Clean everything
rm(list = ls()) # Clear all files from your environment
gc() # Clear unused memory
## used (Mb) gc trigger (Mb) limit (Mb) max used (Mb)
## Ncells 526468 28.2 1169480 62.5 NA 669428 35.8
## Vcells 971088 7.5 8388608 64.0 16384 1851821 14.2
cat("\f") # Clear the console
graphics.off() # Clear all graphs
Describe Law of Large Numbers
The law of large numbers describes how if you calculate the average of a greater amount of random samples than the overall mean will converge closer to that of the actual population. Essentially, the greater the sample size, the closer it gets the true population mean.
Please explain CLT in your own words.
The Central Limit theory states how the distribution of the sample means taken from a population will represent a normal distribution even if the true population itself is not a normal distribution. As the sample size increases, the sample means become more normaly distributed.
What are the similarities and differences between LLN and CLT?
Both LLN and CLT utilize samples and focus on the sample statistics as the sample size increases. They differ on what they concentrate, the LLN focuses on the behavior of the sample mean while CLT focuses on the distribution of the sample means.
Pick up any distribution. apart from normal, uniform or poisson. You can Wikipedia about the distribution and/or read how to implement the distribution in R (what parameters are required to generate the distribution).
Exponential distribution: it is a continuous probability distribution that is used to model out time between events in a poisson point in time in which events occur at a constant rate and are independent of each other.
Parameters in the distribution:
Apply the CLT on the sample mean of this chosen distribution. (adapt our class R code, or you can find an alternative code on the web too).

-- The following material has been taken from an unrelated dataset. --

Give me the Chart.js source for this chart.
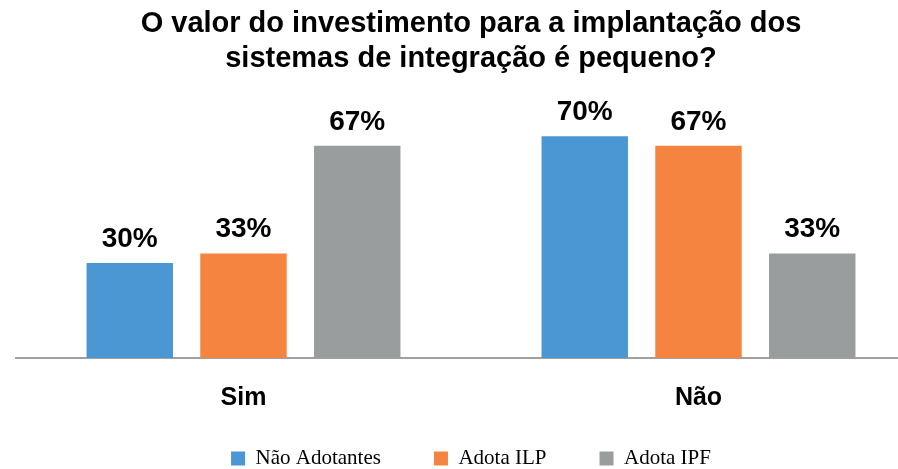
<!DOCTYPE html>
<html>
<head>
<meta charset="utf-8">
<script src="https://cdn.jsdelivr.net/npm/chart.js@4"></script>
<style>
  html, body { margin: 0; padding: 0; background: #fff; overflow: hidden; }
  #wrap { width: 945px; height: 469px; }
</style>
</head>
<body>
<div id="wrap"><canvas id="chart" width="945" height="469"></canvas></div>
<script>
const categories = ['Sim', 'Não']
const seriesNames = ['Não Adotantes', 'Adota ILP', 'Adota IPF']
const naoAdotantes = [30, 70]
const adotaILP = [33, 67]
const adotaIPF = [67, 33]
const colors = ['#4b97d3', '#f4843f', '#9a9d9d']

// draw the percentage above every bar
const valueLabels = {
  id: 'valueLabels',
  afterDatasetsDraw (chart) {
    const ctx = chart.ctx
    ctx.save()
    ctx.font = 'bold 28px "Liberation Sans", Arial, sans-serif'
    ctx.fillStyle = '#000'
    ctx.textAlign = 'center'
    ctx.textBaseline = 'alphabetic'
    chart.data.datasets.forEach((ds, i) => {
      chart.getDatasetMeta(i).data.forEach((bar, j) => {
        ctx.fillText(ds.data[j] + '%', bar.x, bar.y - 16)
      })
    })
    ctx.restore()
  }
}

// the legend's wide item spacing also pads it vertically, so pull it up a bit
const legendLift = {
  id: 'legendLift',
  afterLayout (chart) {
    chart.legend.top -= 18
  }
}

new Chart(document.getElementById('chart'), {
  type: 'bar',
  data: {
    labels: categories,
    datasets: [
      { label: seriesNames[0], data: naoAdotantes, backgroundColor: colors[0] },
      { label: seriesNames[1], data: adotaILP, backgroundColor: colors[1] },
      { label: seriesNames[2], data: adotaIPF, backgroundColor: colors[2] }
    ]
  },
  options: {
    responsive: false,
    animation: false,
    categoryPercentage: 0.75,
    barPercentage: 0.76,
    layout: { padding: { left: 16, right: 19 } },
    plugins: {
      title: {
        display: true,
        text: ['O valor do investimento para a implantação dos', 'sistemas de integração é pequeno?'],
        color: '#000',
        font: { family: '"Liberation Sans", Arial, sans-serif', size: 29, weight: 'bold', lineHeight: 1.2 },
        padding: { top: 7, bottom: 28 }
      },
      legend: {
        position: 'bottom',
        maxHeight: 56,
        labels: {
          color: '#000',
          boxWidth: 14,
          boxHeight: 14,
          padding: 53,
          font: { family: '"Liberation Serif", "Times New Roman", serif', size: 21 }
        }
      },
      tooltip: { enabled: false }
    },
    scales: {
      x: {
        grid: { display: false },
        border: { color: '#a0a0a0', width: 2 },
        afterFit (axis) {
          axis.height = 55
        },
        ticks: {
          color: '#000',
          padding: 17,
          font: { family: '"Liberation Sans", Arial, sans-serif', size: 25, weight: 'bold' }
        }
      },
      y: {
        display: false,
        min: 0,
        max: 80
      }
    }
  },
  plugins: [valueLabels, legendLift]
})
</script>
</body>
</html>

Creating an exponential distribution
lambda <- 0.2
n_samples <- 1000
# Set the Seed
set.seed(55)
# Creating the Exponential Distribution
my_expo <- rexp(n_samples,
rate = lambda)
# Graphing the Exponential Distribution
hist(my_expo,
breaks = 20,
main = "Exponential Distribution",
xlab = "Time Between Events",
ylab = "Frequency",
col = "beige")
# Adding a red vertical line at the Mean
true_mean <- mean(my_expo)
abline(v = true_mean,
col = "red",
lwd = 2)
CLT of the exponential distribution
# creating the empty matrix of 10000 rows, 1 column for storage
sample_means <- matrix(data = rep(x = 0,
times = 10000
),
nrow = 10000,
ncol = 1)
# Use the my_expo data in order to fill in the empty matrix
for (i in 1:10000){
sample_means[i,] <- mean(sample(x = my_expo,
size = 100,
replace = TRUE))}
# Create a histogram of the sample means
hist(sample_means,
breaks = 40,
main = "Histogram of Sample Mean",
xlab = "Sample Mean",
ylab = "Frequency",
col = "lightgreen")
# Adding a red vertical line at the Mean
abline(v = true_mean,
col = "red",
lwd = 2)
Alternatively, apply the CLT on any other sample statistic like say the sample median, sample 25th percentile or even the sample 80th percentile.
I chose the median, shown below:
# creating the empty matrix of 10000 rows, 1 column for storage
sample_median <- matrix(data = rep(x = 0,
times = 10000
),
nrow = 10000,
ncol = 1)
# Use the my_expo data in order to fill in the empty matrix
for (i in 1:10000){
sample_median[i,] <- median(sample(x = my_expo,
size = 100,
replace = TRUE))}
# Adding a histogram of the sample means
hist(sample_median,
breaks = 40,
main = "Histogram of Sample Median",
xlab = "Sample Median",
ylab = "Frequency",
col = "lightblue")
# Adding a red vertical line at the Median
true_median <- median(my_expo)
abline(v = true_median,
col = "red",
lwd = 2)
The CLT does hold, both in the Mean and the Median we see the the distribution take shape of a normal distribution.